Your objective: Retype the data that follows line by line, exactly, and leave its pictures out.

=== Available data ===

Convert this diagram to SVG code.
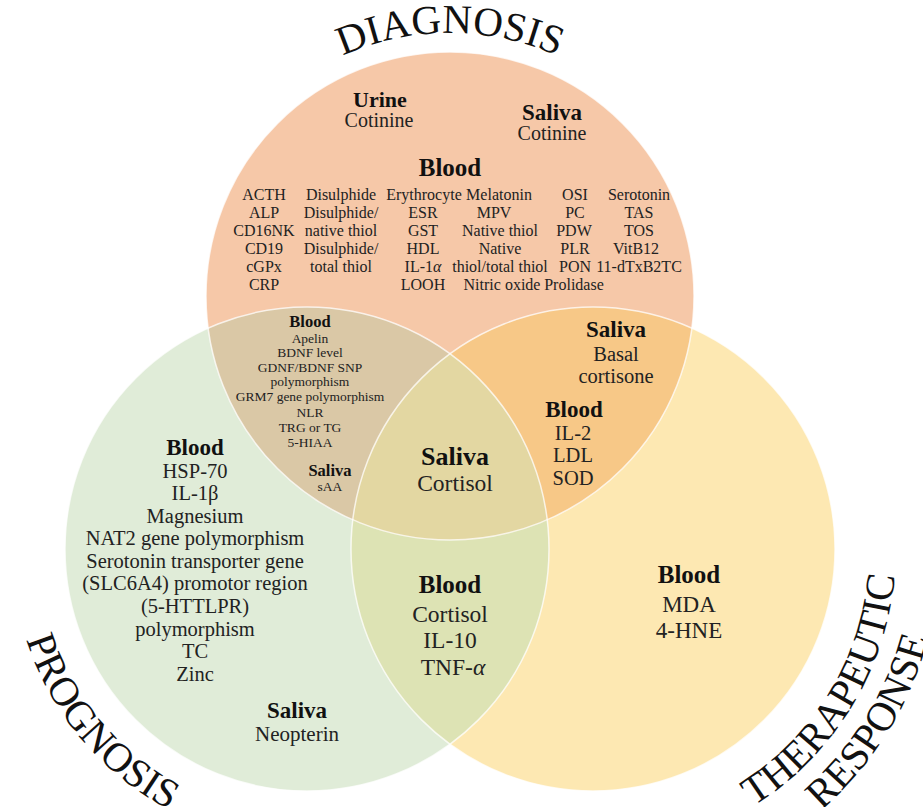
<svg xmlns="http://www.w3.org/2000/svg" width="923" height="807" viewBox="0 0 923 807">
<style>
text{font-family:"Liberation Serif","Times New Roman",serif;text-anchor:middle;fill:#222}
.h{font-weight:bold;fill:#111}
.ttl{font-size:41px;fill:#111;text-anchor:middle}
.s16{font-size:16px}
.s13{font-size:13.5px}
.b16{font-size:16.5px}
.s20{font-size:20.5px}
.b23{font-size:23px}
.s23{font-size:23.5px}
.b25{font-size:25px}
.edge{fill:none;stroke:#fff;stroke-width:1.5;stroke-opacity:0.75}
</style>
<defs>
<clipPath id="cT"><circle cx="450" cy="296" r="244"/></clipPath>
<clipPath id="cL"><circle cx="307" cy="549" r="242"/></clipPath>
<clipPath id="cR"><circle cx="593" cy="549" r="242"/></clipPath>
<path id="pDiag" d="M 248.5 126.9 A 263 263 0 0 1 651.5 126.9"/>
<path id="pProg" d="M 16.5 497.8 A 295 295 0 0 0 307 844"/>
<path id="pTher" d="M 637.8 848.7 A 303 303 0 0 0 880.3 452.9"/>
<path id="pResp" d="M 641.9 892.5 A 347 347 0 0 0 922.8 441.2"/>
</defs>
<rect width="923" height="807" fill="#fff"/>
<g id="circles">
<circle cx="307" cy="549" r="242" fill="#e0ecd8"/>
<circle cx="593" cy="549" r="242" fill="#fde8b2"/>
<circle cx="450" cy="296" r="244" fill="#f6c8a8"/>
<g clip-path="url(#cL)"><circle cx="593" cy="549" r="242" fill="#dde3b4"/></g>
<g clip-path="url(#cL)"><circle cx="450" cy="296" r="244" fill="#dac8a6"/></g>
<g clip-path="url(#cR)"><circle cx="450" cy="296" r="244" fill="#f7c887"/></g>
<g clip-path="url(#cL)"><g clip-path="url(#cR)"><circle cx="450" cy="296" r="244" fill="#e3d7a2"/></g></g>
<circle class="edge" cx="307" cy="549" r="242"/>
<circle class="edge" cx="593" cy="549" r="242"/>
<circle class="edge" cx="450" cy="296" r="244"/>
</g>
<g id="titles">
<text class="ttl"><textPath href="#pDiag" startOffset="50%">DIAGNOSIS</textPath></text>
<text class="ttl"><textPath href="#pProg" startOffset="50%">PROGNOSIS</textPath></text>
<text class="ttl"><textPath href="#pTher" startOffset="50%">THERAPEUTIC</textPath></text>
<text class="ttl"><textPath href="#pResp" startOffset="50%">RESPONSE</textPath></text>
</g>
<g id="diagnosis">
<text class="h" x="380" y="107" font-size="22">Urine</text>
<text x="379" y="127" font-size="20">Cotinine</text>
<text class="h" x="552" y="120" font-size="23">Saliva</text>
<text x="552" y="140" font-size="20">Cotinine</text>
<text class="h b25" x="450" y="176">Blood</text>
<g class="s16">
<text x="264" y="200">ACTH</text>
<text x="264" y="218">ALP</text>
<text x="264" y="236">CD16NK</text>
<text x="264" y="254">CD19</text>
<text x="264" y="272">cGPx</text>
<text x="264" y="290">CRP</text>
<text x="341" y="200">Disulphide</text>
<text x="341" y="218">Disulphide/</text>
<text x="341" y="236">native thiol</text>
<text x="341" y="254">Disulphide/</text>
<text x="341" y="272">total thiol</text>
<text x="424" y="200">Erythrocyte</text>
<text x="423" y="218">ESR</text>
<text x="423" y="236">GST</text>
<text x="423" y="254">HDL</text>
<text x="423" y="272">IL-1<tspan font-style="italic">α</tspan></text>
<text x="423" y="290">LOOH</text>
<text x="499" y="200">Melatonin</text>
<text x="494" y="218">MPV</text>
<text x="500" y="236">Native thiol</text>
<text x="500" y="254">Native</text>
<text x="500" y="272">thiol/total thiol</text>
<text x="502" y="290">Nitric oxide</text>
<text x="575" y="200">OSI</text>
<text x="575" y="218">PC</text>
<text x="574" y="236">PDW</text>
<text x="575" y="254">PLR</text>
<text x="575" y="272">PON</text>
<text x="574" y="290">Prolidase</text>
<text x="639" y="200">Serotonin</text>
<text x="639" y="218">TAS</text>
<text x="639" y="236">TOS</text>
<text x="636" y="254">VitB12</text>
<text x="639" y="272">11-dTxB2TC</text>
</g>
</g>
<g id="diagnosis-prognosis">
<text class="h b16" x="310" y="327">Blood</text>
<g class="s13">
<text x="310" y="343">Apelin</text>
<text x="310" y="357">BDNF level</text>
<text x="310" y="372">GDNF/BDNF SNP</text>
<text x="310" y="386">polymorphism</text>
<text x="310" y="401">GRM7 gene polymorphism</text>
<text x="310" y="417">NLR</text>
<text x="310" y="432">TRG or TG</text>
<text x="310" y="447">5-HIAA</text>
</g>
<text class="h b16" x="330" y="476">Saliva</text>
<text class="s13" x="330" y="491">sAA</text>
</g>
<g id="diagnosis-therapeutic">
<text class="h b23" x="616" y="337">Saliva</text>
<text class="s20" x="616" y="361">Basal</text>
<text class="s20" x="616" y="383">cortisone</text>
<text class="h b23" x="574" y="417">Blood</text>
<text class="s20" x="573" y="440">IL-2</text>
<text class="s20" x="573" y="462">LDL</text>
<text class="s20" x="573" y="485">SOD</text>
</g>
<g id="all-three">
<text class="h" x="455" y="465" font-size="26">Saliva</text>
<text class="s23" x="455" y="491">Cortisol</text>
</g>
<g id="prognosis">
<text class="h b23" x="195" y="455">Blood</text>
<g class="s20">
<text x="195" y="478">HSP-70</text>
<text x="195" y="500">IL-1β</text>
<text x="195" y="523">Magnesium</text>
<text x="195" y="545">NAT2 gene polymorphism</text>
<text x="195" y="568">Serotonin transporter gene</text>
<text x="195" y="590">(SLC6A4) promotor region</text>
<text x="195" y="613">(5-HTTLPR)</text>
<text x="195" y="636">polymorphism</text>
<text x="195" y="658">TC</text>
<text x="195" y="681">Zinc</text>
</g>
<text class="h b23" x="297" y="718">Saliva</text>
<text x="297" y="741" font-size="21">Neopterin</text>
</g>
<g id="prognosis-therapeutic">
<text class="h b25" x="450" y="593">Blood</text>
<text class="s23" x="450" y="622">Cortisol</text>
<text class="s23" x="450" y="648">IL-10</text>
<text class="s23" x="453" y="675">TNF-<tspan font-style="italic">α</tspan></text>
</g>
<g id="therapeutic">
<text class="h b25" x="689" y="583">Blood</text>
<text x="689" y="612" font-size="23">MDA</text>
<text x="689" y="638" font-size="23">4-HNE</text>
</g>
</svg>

===

The result:
Convert this diagram to SVG code.
<svg xmlns="http://www.w3.org/2000/svg" width="923" height="807" viewBox="0 0 923 807">
<style>
text{font-family:"Liberation Serif","Times New Roman",serif;text-anchor:middle;fill:#222}
.h{font-weight:bold;fill:#111}
.ttl{font-size:41px;fill:#111;text-anchor:middle}
.s16{font-size:16px}
.s13{font-size:13.5px}
.b16{font-size:16.5px}
.s20{font-size:20.5px}
.b23{font-size:23px}
.s23{font-size:23.5px}
.b25{font-size:25px}
.edge{fill:none;stroke:#fff;stroke-width:1.5;stroke-opacity:0.75}
</style>
<defs>
<clipPath id="cT"><circle cx="450" cy="296" r="244"/></clipPath>
<clipPath id="cL"><circle cx="307" cy="549" r="242"/></clipPath>
<clipPath id="cR"><circle cx="593" cy="549" r="242"/></clipPath>
<path id="pDiag" d="M 248.5 126.9 A 263 263 0 0 1 651.5 126.9"/>
<path id="pProg" d="M 16.5 497.8 A 295 295 0 0 0 307 844"/>
<path id="pTher" d="M 637.8 848.7 A 303 303 0 0 0 880.3 452.9"/>
<path id="pResp" d="M 641.9 892.5 A 347 347 0 0 0 922.8 441.2"/>
</defs>
<rect width="923" height="807" fill="#fff"/>
<g id="circles">
<circle cx="307" cy="549" r="242" fill="#e0ecd8"/>
<circle cx="593" cy="549" r="242" fill="#fde8b2"/>
<circle cx="450" cy="296" r="244" fill="#f6c8a8"/>
<g clip-path="url(#cL)"><circle cx="593" cy="549" r="242" fill="#dde3b4"/></g>
<g clip-path="url(#cL)"><circle cx="450" cy="296" r="244" fill="#dac8a6"/></g>
<g clip-path="url(#cR)"><circle cx="450" cy="296" r="244" fill="#f7c887"/></g>
<g clip-path="url(#cL)"><g clip-path="url(#cR)"><circle cx="450" cy="296" r="244" fill="#e3d7a2"/></g></g>
<circle class="edge" cx="307" cy="549" r="242"/>
<circle class="edge" cx="593" cy="549" r="242"/>
<circle class="edge" cx="450" cy="296" r="244"/>
</g>
<g id="titles">
<text class="ttl"><textPath href="#pDiag" startOffset="50%">DIAGNOSIS</textPath></text>
<text class="ttl"><textPath href="#pProg" startOffset="50%">PROGNOSIS</textPath></text>
<text class="ttl"><textPath href="#pTher" startOffset="50%">THERAPEUTIC</textPath></text>
<text class="ttl"><textPath href="#pResp" startOffset="50%">RESPONSE</textPath></text>
</g>
<g id="diagnosis">
<text class="h" x="380" y="107" font-size="22">Urine</text>
<text x="379" y="127" font-size="20">Cotinine</text>
<text class="h" x="552" y="120" font-size="23">Saliva</text>
<text x="552" y="140" font-size="20">Cotinine</text>
<text class="h b25" x="450" y="176">Blood</text>
<g class="s16">
<text x="264" y="200">ACTH</text>
<text x="264" y="218">ALP</text>
<text x="264" y="236">CD16NK</text>
<text x="264" y="254">CD19</text>
<text x="264" y="272">cGPx</text>
<text x="264" y="290">CRP</text>
<text x="341" y="200">Disulphide</text>
<text x="341" y="218">Disulphide/</text>
<text x="341" y="236">native thiol</text>
<text x="341" y="254">Disulphide/</text>
<text x="341" y="272">total thiol</text>
<text x="424" y="200">Erythrocyte</text>
<text x="423" y="218">ESR</text>
<text x="423" y="236">GST</text>
<text x="423" y="254">HDL</text>
<text x="423" y="272">IL-1<tspan font-style="italic">α</tspan></text>
<text x="423" y="290">LOOH</text>
<text x="499" y="200">Melatonin</text>
<text x="494" y="218">MPV</text>
<text x="500" y="236">Native thiol</text>
<text x="500" y="254">Native</text>
<text x="500" y="272">thiol/total thiol</text>
<text x="502" y="290">Nitric oxide</text>
<text x="575" y="200">OSI</text>
<text x="575" y="218">PC</text>
<text x="574" y="236">PDW</text>
<text x="575" y="254">PLR</text>
<text x="575" y="272">PON</text>
<text x="574" y="290">Prolidase</text>
<text x="639" y="200">Serotonin</text>
<text x="639" y="218">TAS</text>
<text x="639" y="236">TOS</text>
<text x="636" y="254">VitB12</text>
<text x="639" y="272">11-dTxB2TC</text>
</g>
</g>
<g id="diagnosis-prognosis">
<text class="h b16" x="310" y="327">Blood</text>
<g class="s13">
<text x="310" y="343">Apelin</text>
<text x="310" y="357">BDNF level</text>
<text x="310" y="372">GDNF/BDNF SNP</text>
<text x="310" y="386">polymorphism</text>
<text x="310" y="401">GRM7 gene polymorphism</text>
<text x="310" y="417">NLR</text>
<text x="310" y="432">TRG or TG</text>
<text x="310" y="447">5-HIAA</text>
</g>
<text class="h b16" x="330" y="476">Saliva</text>
<text class="s13" x="330" y="491">sAA</text>
</g>
<g id="diagnosis-therapeutic">
<text class="h b23" x="616" y="337">Saliva</text>
<text class="s20" x="616" y="361">Basal</text>
<text class="s20" x="616" y="383">cortisone</text>
<text class="h b23" x="574" y="417">Blood</text>
<text class="s20" x="573" y="440">IL-2</text>
<text class="s20" x="573" y="462">LDL</text>
<text class="s20" x="573" y="485">SOD</text>
</g>
<g id="all-three">
<text class="h" x="455" y="465" font-size="26">Saliva</text>
<text class="s23" x="455" y="491">Cortisol</text>
</g>
<g id="prognosis">
<text class="h b23" x="195" y="455">Blood</text>
<g class="s20">
<text x="195" y="478">HSP-70</text>
<text x="195" y="500">IL-1β</text>
<text x="195" y="523">Magnesium</text>
<text x="195" y="545">NAT2 gene polymorphism</text>
<text x="195" y="568">Serotonin transporter gene</text>
<text x="195" y="590">(SLC6A4) promotor region</text>
<text x="195" y="613">(5-HTTLPR)</text>
<text x="195" y="636">polymorphism</text>
<text x="195" y="658">TC</text>
<text x="195" y="681">Zinc</text>
</g>
<text class="h b23" x="297" y="718">Saliva</text>
<text x="297" y="741" font-size="21">Neopterin</text>
</g>
<g id="prognosis-therapeutic">
<text class="h b25" x="450" y="593">Blood</text>
<text class="s23" x="450" y="622">Cortisol</text>
<text class="s23" x="450" y="648">IL-10</text>
<text class="s23" x="453" y="675">TNF-<tspan font-style="italic">α</tspan></text>
</g>
<g id="therapeutic">
<text class="h b25" x="689" y="583">Blood</text>
<text x="689" y="612" font-size="23">MDA</text>
<text x="689" y="638" font-size="23">4-HNE</text>
</g>
</svg>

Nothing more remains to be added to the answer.